»»

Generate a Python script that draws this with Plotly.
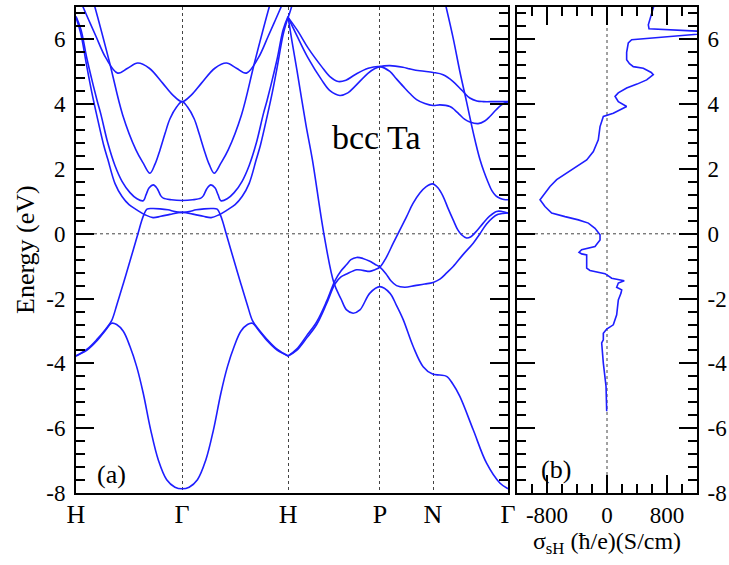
import plotly.graph_objects as go

# ---------------- data ----------------
K_POINTS = [0.0, 1.0, 2.0, 2.866, 3.366, 4.073]
K_LABELS = ["H", "Γ", "H", "P", "N", "Γ"]
E_TICKS = [-8, -6, -4, -2, 0, 2, 4, 6]
E_TICK_TEXT = ["-8", "-6", "-4", "-2", "0", "2", "4", "6"]
E_MINOR_STEP = 0.4
SIGMA_TICKS = [-800, 0, 800]
SIGMA_TICK_TEXT = ["-800", "0", "800"]
SIGMA_MINOR_STEP = 200

# bands along H-Γ-H  (k, E in eV)
band_A = [(0, -3.77), (0.101, -3.60), (0.198, -3.30), (0.273, -3.00), (0.336, -2.76), (0.383, -2.80),
          (0.446, -3.01), (0.509, -3.48), (0.572, -4.10), (0.634, -4.92), (0.704, -6.05), (0.776, -6.98),
          (0.855, -7.59), (0.933, -7.82), (1.0, -7.87), (1.067, -7.82), (1.145, -7.59), (1.224, -6.98),
          (1.296, -6.05), (1.366, -4.92), (1.428, -4.10), (1.491, -3.48), (1.554, -3.01), (1.617, -2.80),
          (1.664, -2.76), (1.727, -3.00), (1.802, -3.30), (1.899, -3.60), (2.0, -3.77)]
band_B = [(0, -3.77), (0.101, -3.57), (0.198, -3.26), (0.283, -2.93), (0.336, -2.68), (0.386, -2.18),
          (0.452, -1.47), (0.509, -0.84), (0.584, 0.0), (0.617, 0.38), (0.641, 0.60), (0.669, 0.76),
          (0.716, 0.78), (0.792, 0.77), (0.867, 0.74), (0.933, 0.69), (1.0, 0.66), (1.067, 0.69),
          (1.133, 0.74), (1.208, 0.77), (1.284, 0.78), (1.331, 0.76), (1.359, 0.60), (1.383, 0.38),
          (1.416, 0.0), (1.491, -0.84), (1.548, -1.47), (1.614, -2.18), (1.664, -2.68), (1.717, -2.93),
          (1.802, -3.26), (1.899, -3.57), (2.0, -3.77)]
band_C = [(0, 6.71), (0.047, 6.3), (0.1, 5.45), (0.15, 4.75), (0.2, 4.1), (0.236, 3.67), (0.3, 2.8),
          (0.368, 2.1), (0.434, 1.62), (0.509, 1.27), (0.575, 1.08), (0.634, 1.02), (0.66, 1.2),
          (0.69, 1.42), (0.729, 1.51), (0.765, 1.40), (0.80, 1.17), (0.823, 1.10), (0.9, 1.05),
          (1.0, 1.03), (1.1, 1.05), (1.177, 1.10), (1.2, 1.17), (1.235, 1.40), (1.271, 1.51),
          (1.31, 1.42), (1.34, 1.2), (1.366, 1.02), (1.425, 1.08), (1.491, 1.27), (1.566, 1.62),
          (1.632, 2.1), (1.7, 2.8), (1.764, 3.67), (1.8, 4.1), (1.85, 4.75), (1.9, 5.45), (1.953, 6.3),
          (2.0, 6.71)]
band_D = [(0, 6.68), (0.047, 6.15), (0.1, 5.2), (0.15, 4.35), (0.195, 3.67), (0.26, 2.75), (0.3, 2.3),
          (0.368, 1.55), (0.434, 1.15), (0.5, 0.9), (0.572, 0.74), (0.65, 0.59), (0.726, 0.50),
          (0.8, 0.54), (0.886, 0.60), (1.0, 0.66), (1.114, 0.60), (1.2, 0.54), (1.274, 0.50),
          (1.35, 0.59), (1.428, 0.74), (1.5, 0.9), (1.566, 1.15), (1.632, 1.55), (1.7, 2.3), (1.74, 2.75),
          (1.805, 3.67), (1.85, 4.35), (1.9, 5.2), (1.953, 6.15), (2.0, 6.68)]
band_E = [(0, 7.5), (0.057, 7.07), (0.12, 6.6), (0.189, 6.09), (0.283, 5.42), (0.393, 4.96),
          (0.487, 5.11), (0.582, 5.27), (0.691, 5.11), (0.817, 4.65), (0.911, 4.29), (1.0, 4.08),
          (1.089, 4.29), (1.183, 4.65), (1.309, 5.11), (1.418, 5.27), (1.513, 5.11), (1.607, 4.96),
          (1.717, 5.42), (1.811, 6.09), (1.88, 6.6), (1.943, 7.07), (2.0, 7.5)]
band_F = [(0.09, 7.95), (0.172, 7.07), (0.314, 5.32), (0.44, 3.67), (0.565, 2.59), (0.634, 2.18),
          (0.697, 1.87), (0.745, 2.15), (0.792, 2.59), (0.84, 3.1), (0.886, 3.55), (0.95, 3.92),
          (1.0, 4.08), (1.05, 3.92), (1.114, 3.55), (1.16, 3.1), (1.208, 2.59), (1.255, 2.15),
          (1.303, 1.87), (1.366, 2.18), (1.435, 2.59), (1.56, 3.67), (1.686, 5.32), (1.828, 7.07),
          (1.91, 7.95)]

# bands along H-P-N-Γ
band_J = [(2.0, 6.68), (2.036, 7.05), (2.075, 7.7)]
band_I = [(2.0, 6.68), (2.036, 5.95), (2.083, 5.05), (2.168, 3.36), (2.229, 2.28), (2.337, 0.0),
          (2.432, -1.52), (2.50, -2.02), (2.551, -2.35), (2.613, -2.45), (2.677, -2.35), (2.771, -1.83),
          (2.865, -1.63), (2.959, -1.83), (3.02, -2.2), (3.085, -2.65), (3.179, -3.48), (3.273, -4.10),
          (3.362, -4.33), (3.43, -4.36), (3.494, -4.40), (3.55, -4.62), (3.619, -5.02), (3.745, -6.05),
          (3.871, -7.08), (3.996, -7.69), (4.073, -7.87)]
band_HP_upper = [(2.0, -3.77), (2.08, -3.56), (2.174, -3.15), (2.269, -2.72), (2.363, -2.08),
                 (2.441, -1.45), (2.498, -1.15), (2.552, -0.95), (2.592, -0.80), (2.646, -0.73),
                 (2.705, -0.76), (2.771, -0.85), (2.818, -0.94), (2.865, -1.03), (2.922, -1.23),
                 (2.969, -1.45), (3.022, -1.60), (3.1, -1.65), (3.195, -1.60), (3.289, -1.55),
                 (3.367, -1.50), (3.431, -1.40), (3.497, -1.20), (3.556, -1.01), (3.647, -0.65),
                 (3.745, -0.29), (3.808, 0.0), (3.871, 0.30), (3.93, 0.50), (3.98, 0.60), (4.025, 0.63),
                 (4.073, 0.64)]
band_HP_lower = [(2.0, -3.77), (2.08, -3.60), (2.174, -3.22), (2.269, -2.80), (2.363, -2.15),
                 (2.441, -1.55), (2.498, -1.33), (2.552, -1.24), (2.646, -1.11), (2.705, -1.13),
                 (2.771, -1.16), (2.818, -1.11), (2.865, -1.03), (2.922, -0.75), (2.991, -0.29),
                 (3.054, 0.12), (3.117, 0.53), (3.176, 0.93), (3.242, 1.26), (3.299, 1.45), (3.362, 1.54),
                 (3.412, 1.42), (3.462, 1.15), (3.506, 0.80), (3.556, 0.43), (3.6, 0.12), (3.635, -0.03),
                 (3.682, -0.13), (3.723, -0.09), (3.77, 0.06), (3.839, 0.33), (3.902, 0.55), (3.965, 0.69),
                 (4.015, 0.69), (4.073, 0.64)]
band_G = [(2.0, 6.68), (2.095, 6.24), (2.189, 5.73), (2.316, 5.16), (2.394, 4.85), (2.472, 4.70),
          (2.545, 4.74), (2.63, 4.91), (2.755, 5.11), (2.865, 5.16), (2.959, 5.01), (3.016, 4.80),
          (3.085, 4.55), (3.148, 4.33), (3.211, 4.14), (3.289, 4.02), (3.367, 3.96), (3.431, 3.98),
          (3.525, 3.93), (3.572, 3.82), (3.619, 3.67), (3.666, 3.53), (3.713, 3.45), (3.791, 3.40),
          (3.854, 3.48), (3.902, 3.62), (3.959, 3.82), (4.012, 3.98), (4.073, 4.08)]
band_Hb = [(2.0, 6.68), (2.079, 6.14), (2.189, 5.42), (2.316, 4.75), (2.394, 4.42), (2.488, 4.27),
           (2.563, 4.35), (2.63, 4.55), (2.755, 4.96), (2.818, 5.10), (2.865, 5.16), (2.959, 5.19),
           (3.082, 5.14), (3.148, 5.09), (3.242, 5.03), (3.367, 4.98), (3.461, 4.91), (3.556, 4.70),
           (3.635, 4.44), (3.713, 4.19), (3.779, 4.10), (3.839, 4.08), (3.95, 4.08), (4.073, 4.08)]
band_K = [(3.468, 7.3), (3.556, 6.04), (3.619, 5.01), (3.682, 4.08), (3.729, 3.36), (3.77, 2.78),
          (3.808, 2.30), (3.846, 1.92), (3.884, 1.60), (3.921, 1.33), (3.959, 1.17), (3.996, 1.10),
          (4.034, 1.06), (4.073, 1.05)]

BANDS = [band_A, band_B, band_C, band_D, band_E, band_F, band_J, band_I,
         band_HP_upper, band_HP_lower, band_G, band_Hb, band_K]

# spin Hall conductivity (S/cm) vs energy (eV)
shc_sigma = [627, 590, 551, 560, 1500, 329, 284, 262, 262, 300, 351, 484, 590, 617, 529, 400, 262,
             150, 107, 129, 151, 262, 180, 84, -49, -93, -116, -182, -271, -404, -538, -671, -760,
             -849, -893, -827, -738, -560, -382, -249, -160, -93, -93, -160, -338, -373, -338, -271,
             -271, -227, -27, 18, 62, 230, 151, 129, 196, 187, 151, 129, 84, -4, -49, -49, -71, -49,
             -13, -4]
shc_energy = [7.05, 6.75, 6.45, 6.33, 6.22, 5.99, 5.89, 5.6, 5.37, 5.25, 5.16, 5.11, 4.98, 4.91,
              4.75, 4.62, 4.50, 4.35, 4.24, 4.16, 4.08, 3.93, 3.83, 3.72, 3.62, 3.31, 2.90, 2.54,
              2.28, 2.08, 1.87, 1.67, 1.46, 1.20, 1.05, 0.84, 0.64, 0.53, 0.43, 0.33, 0.17, -0.03,
              -0.19, -0.39, -0.49, -0.57, -0.62, -0.65, -1.06, -1.13, -1.23, -1.30, -1.37, -1.45,
              -1.52, -1.65, -1.73, -1.83, -2.04, -2.50, -2.81, -2.94, -3.07, -3.27, -3.37, -3.99,
              -4.71, -5.48]

# ---------------- style ----------------
BLUE = "rgb(30,30,255)"
SERIF = "Liberation Serif"
W, H = 729, 565
E_RANGE = [-8, 7]
SIGMA_RANGE = [-1200, 1200]

fig = go.Figure()
for band in BANDS:
    fig.add_trace(go.Scatter(
        x=[p[0] for p in band], y=[p[1] for p in band], mode="lines",
        line=dict(color=BLUE, width=1.6, shape="spline", smoothing=1.0),
        xaxis="x", yaxis="y", showlegend=False, hoverinfo="skip"))

fig.add_trace(go.Scatter(
    x=shc_sigma, y=shc_energy, mode="lines",
    line=dict(color=BLUE, width=1.6),
    xaxis="x2", yaxis="y2", showlegend=False, hoverinfo="skip"))

ydomain = [72 / H, 558 / H]
tickfont = dict(size=23, family=SERIF, color="black")


def tick_style(minor_step):
    return dict(ticks="inside", ticklen=18, tickwidth=2, tickcolor="black", mirror="allticks",
                minor=dict(ticks="inside", ticklen=9, tickwidth=2, tickcolor="black",
                           dtick=minor_step, tick0=0),
                showline=True, linecolor="black", linewidth=2, zeroline=False, showgrid=False)


fig.update_layout(
    template="none",
    width=W, height=H, margin=dict(l=0, r=0, t=0, b=0),
    plot_bgcolor="rgba(0,0,0,0)", paper_bgcolor="white",
    font=dict(family=SERIF, color="black", size=22),
    xaxis=dict(domain=[76 / W, 508 / W], range=[K_POINTS[0], K_POINTS[-1]], anchor="y",
               tickmode="array", tickvals=K_POINTS, ticktext=K_LABELS, ticks="",
               ticklabelstandoff=-3,
               showline=True, linecolor="black", linewidth=2, mirror=True, zeroline=False,
               showgrid=True, gridcolor="#444", gridwidth=1, griddash="dot",
               tickfont=dict(size=26, family=SERIF, color="black")),
    yaxis=dict(domain=ydomain, range=E_RANGE, anchor="x",
               tickmode="array", tickvals=E_TICKS, ticktext=E_TICK_TEXT, tickfont=tickfont,
               ticklabelstandoff=4, **tick_style(E_MINOR_STEP)),
    xaxis2=dict(domain=[517 / W, 697 / W], range=SIGMA_RANGE, anchor="y2",
                tickmode="array", tickvals=SIGMA_TICKS, ticktext=SIGMA_TICK_TEXT, tickfont=tickfont,
                **tick_style(SIGMA_MINOR_STEP),
                title=dict(text="σ<sub>sH</sub> (ħ/e)(S/cm)",
                           font=dict(size=24, family=SERIF, color="black"), standoff=6)),
    yaxis2=dict(domain=ydomain, range=E_RANGE, anchor="x2", side="right",
                tickmode="array", tickvals=E_TICKS, ticktext=E_TICK_TEXT, tickfont=tickfont,
                ticklabelstandoff=4, **tick_style(E_MINOR_STEP)),
    shapes=[
        dict(type="line", xref="x", yref="y", x0=K_POINTS[0], x1=K_POINTS[-1], y0=0, y1=0,
             line=dict(color="#444", width=1, dash="dot"), layer="below"),
        dict(type="line", xref="x2", yref="y2", x0=SIGMA_RANGE[0], x1=SIGMA_RANGE[1], y0=0, y1=0,
             line=dict(color="#444", width=1, dash="dot"), layer="below"),
        dict(type="line", xref="x2", yref="y2", x0=0, x1=0, y0=E_RANGE[0], y1=E_RANGE[1],
             line=dict(color="#444", width=1, dash="dot"), layer="below"),
    ],
    annotations=[
        dict(text="bcc Ta", x=376.5 / W, y=1 - 137 / H, xref="paper", yref="paper",
             xanchor="center", yanchor="middle", showarrow=False,
             font=dict(size=34, family=SERIF, color="black")),
        dict(text="(a)", x=111 / W, y=1 - 474 / H, xref="paper", yref="paper",
             xanchor="center", yanchor="middle", showarrow=False,
             font=dict(size=26, family=SERIF, color="black")),
        dict(text="(b)", x=556 / W, y=1 - 469 / H, xref="paper", yref="paper",
             xanchor="center", yanchor="middle", showarrow=False,
             font=dict(size=26, family=SERIF, color="black")),
        dict(text="Energy (eV)", x=25 / W, y=1 - 250 / H, xref="paper", yref="paper",
             xanchor="center", yanchor="middle", showarrow=False, textangle=-90,
             font=dict(size=26, family=SERIF, color="black")),
    ],
)

fig.write_html("out.html")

««

STATED GOAL: Starting at the first line of the material, output exactly the lines up to and including the one with "import plotly.graph_objects as go". Do not include the pictures.

TASK ANSWER:
Generate a Python script that draws this with Plotly.
import plotly.graph_objects as go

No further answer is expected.